A.R.T. Confidential, an inside look at a hidden world: Elijah

We have to trust they are bringing us all those right for A.R.T. That they are not leaving behind the somber nonverbal somnambuelent little boy.

When we have had enough new artist beautiful breakouts so we know the staff will carry on with the program once we fly back to New Jersey I ask for their hardest to reach client.

The staff instantly agree on who these young people are.

“Can you bring them here so we could work with them?”

Sometimes they warn us it is no use but okay they’ll go get them.

Little Elijah sat before the canvas we had prepared.

With someone who will not signal yes or no we load the canvas thick with tinted acrylic gel so if the hard to reach kid happens to move the headmounted laser across the field of thick color the Tracker can trace the motion with a stick and get instant, sensuously physical results immediately.

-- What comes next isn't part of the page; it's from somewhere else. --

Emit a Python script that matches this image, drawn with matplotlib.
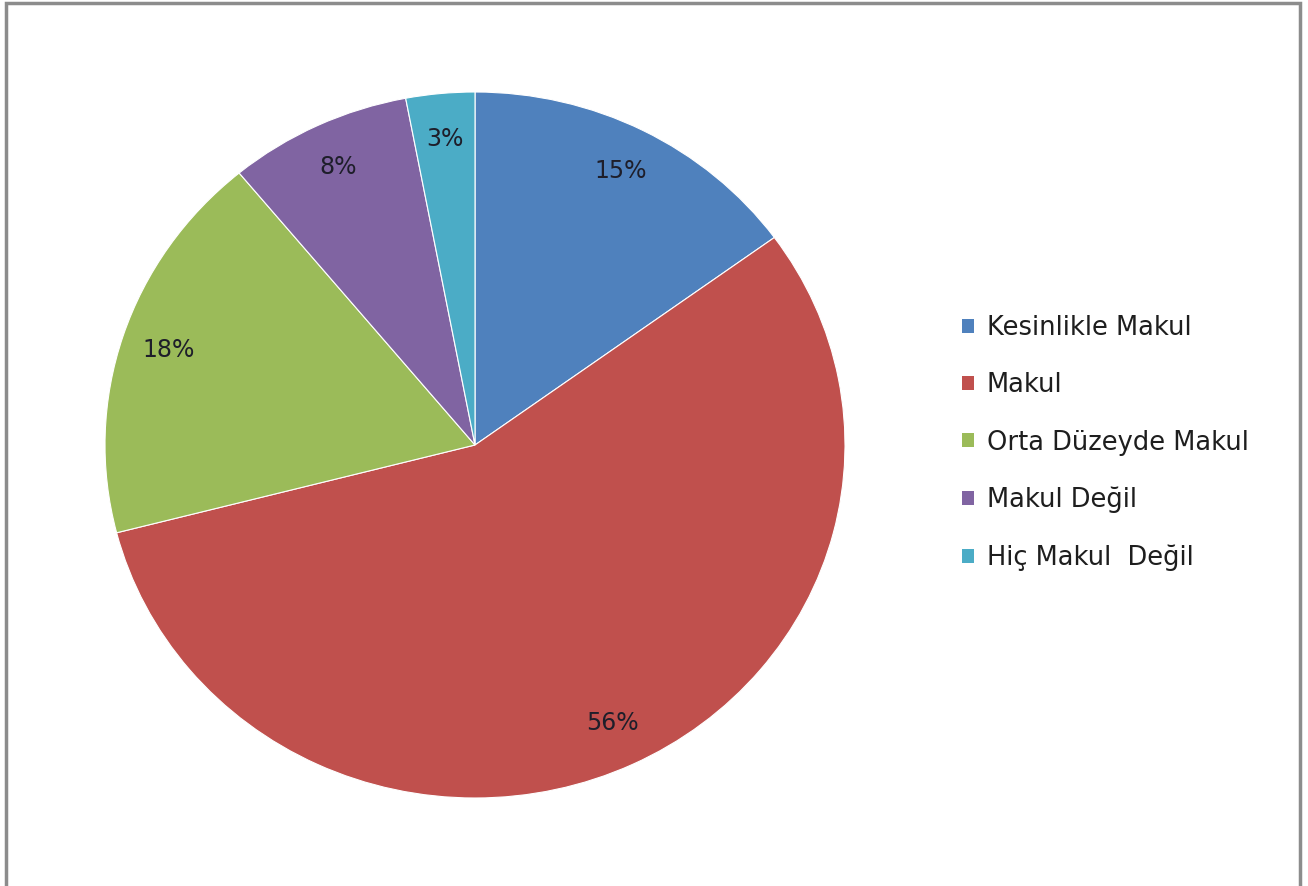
import matplotlib.pyplot as plt
from matplotlib.patches import Patch, Rectangle

labels = ["Kesinlikle Makul", "Makul", "Orta Düzeyde Makul", "Makul Değil", "Hiç Makul  Değil"]
values = [15, 56, 18, 8, 3]
colors = ["#4F81BD", "#C0504D", "#9BBB59", "#8064A2", "#4BACC6"]

plt.rcParams["font.family"] = ["DejaVu Sans"]

fig = plt.figure(figsize=(13.08, 8.86), dpi=100)

# outer chart border
fig.patches.append(Rectangle((6 / 1308, -0.01), 1294 / 1308, 1 - 3 / 886 + 0.01,
                             transform=fig.transFigure, fill=False,
                             edgecolor="#8c8c8c", linewidth=2.5))

ax = fig.add_axes([105 / 1308, 1 - 798 / 886, 740 / 1308, 706 / 886])
wedges, texts, autotexts = ax.pie(
    values,
    colors=colors,
    startangle=90,
    counterclock=False,
    autopct="%d%%",
    pctdistance=0.87,
    radius=1,
    wedgeprops=dict(edgecolor="white", linewidth=0.8),
    textprops=dict(fontsize=17, color="#1e1e2a"),
)
ax.set_aspect("auto")
ax.set_xlim(-1, 1)
ax.set_ylim(-1, 1)

handles = [Patch(facecolor=c, edgecolor="none") for c in colors]
fig.legend(handles, labels, loc="center left", bbox_to_anchor=(962 / 1308, 1 - 443 / 886),
           frameon=False, fontsize=18.5, handlelength=0.47, handleheight=0.47,
           handletextpad=0.5, labelspacing=1.22, borderpad=0, borderaxespad=0,
           labelcolor="#1e1e1e")

fig.savefig("out.png", dpi=100)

Wait, and wait, and wait some more all of us did, little Elijah sitting in his little wheel chair, the wheel chair facing the field of gel.

Such a long silence. It went on, and on, and on, and on, nothing moving in the silent studio full of people. This long silence broke into hushed intakes of air like very quiet gasps as Elijah decided to bring the laser to the painting.

Slowly he drew a spiral. It having the effect on us his audience of a hypnotist’s coin Slowly round and round and round and round, expanding a little more each revolution.

Satisfied with this nice spiral he moved to an area of untouched acrylic and made another spiral. And it seems, having us all mesmerized, perhaps himself included, he would keep making these separate spirals forever. The canvas spirals spirals spirals some quite small some larger.

The time dedicated to little Elijah’s session having ended, a wave of applause, a staffperson backed up his wheelchair, revolved it and off they went. But as he was rolled through the doorway both his arms, which we were told rarely if ever moved, shot out left and right, in an attempt to grab the doorframe, to stop his being taken from the studio.